The Montana limits specified for double-trailer combinations by the ISTEA freeze are 137,800 pounds GVW on I-15 between Shelby, Montana and the Montana/Alberta border and 131,060 pounds on the other Interstate highways and a box length of 93 feet on NN highways. For triple- trailer combinations the GVW limit is also 131,060 pounds, but the box length is longer at 100 feet on NN highways. Permits are required to operate at greater than 80,000 pounds GVW on IS highways. These are obtained across the counter for a fee. Once the permit is obtained, the carrier must at any time be able to demonstrate that the vehicle is in compliance with the axle weight limits and Bridge Formula B to on-road enforcement personnel.

The basis of the 131,060 pounds GVW ISTEA cap is that Montana limits all vehicles to a maximum of nine axles and limits total combination length. When combined with Montana's overall length limit of 105 feet (with cab over tractors) and 110 feet (with conventional tractors), and complying with both the inner and outer requirements of Bridge Formula B, 131,060 pounds was estimated by Montana to be the maximum practical GVW for a nine-axle unit at the time of the freeze.

Split tandems are used on five-axle tractor-semitrailers to achieve 86,000 pounds GVW. They are used in interstate weigh-out operations such as lumber haul and in local gravel haul.

Grain haul is often done in Rocky Mountain A-train doubles. These units use long drawbars (16 or more feet) to stretch the distance between axles to achieve a higher allowable GVW in accordance with Bridge Formula B. One recent development is the use of a cab-controlled air pressure device which can stretch or contract the drawbar while the vehicle is moving.

Large truck-trailer combinations are used in Montana.
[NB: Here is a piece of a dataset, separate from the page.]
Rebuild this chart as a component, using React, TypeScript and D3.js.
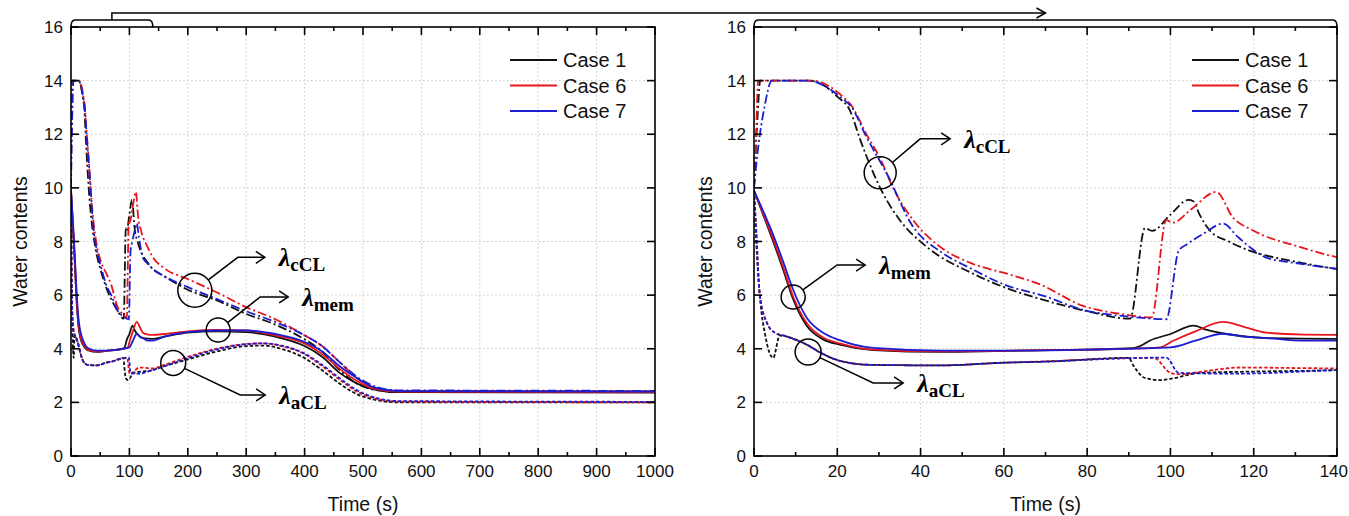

These combinations employ a long drawbar (up to 20 feet) designed to increase the allowable gross weight in accordance with Bridge Formula B. One example is a combination of a four-axle straight truck, with a single lift axle, coupled with an eighteen-foot drawbar to a four-axle trailer, having two sets of wide-base tires on tandem axles with a total length of as much as 110 feet.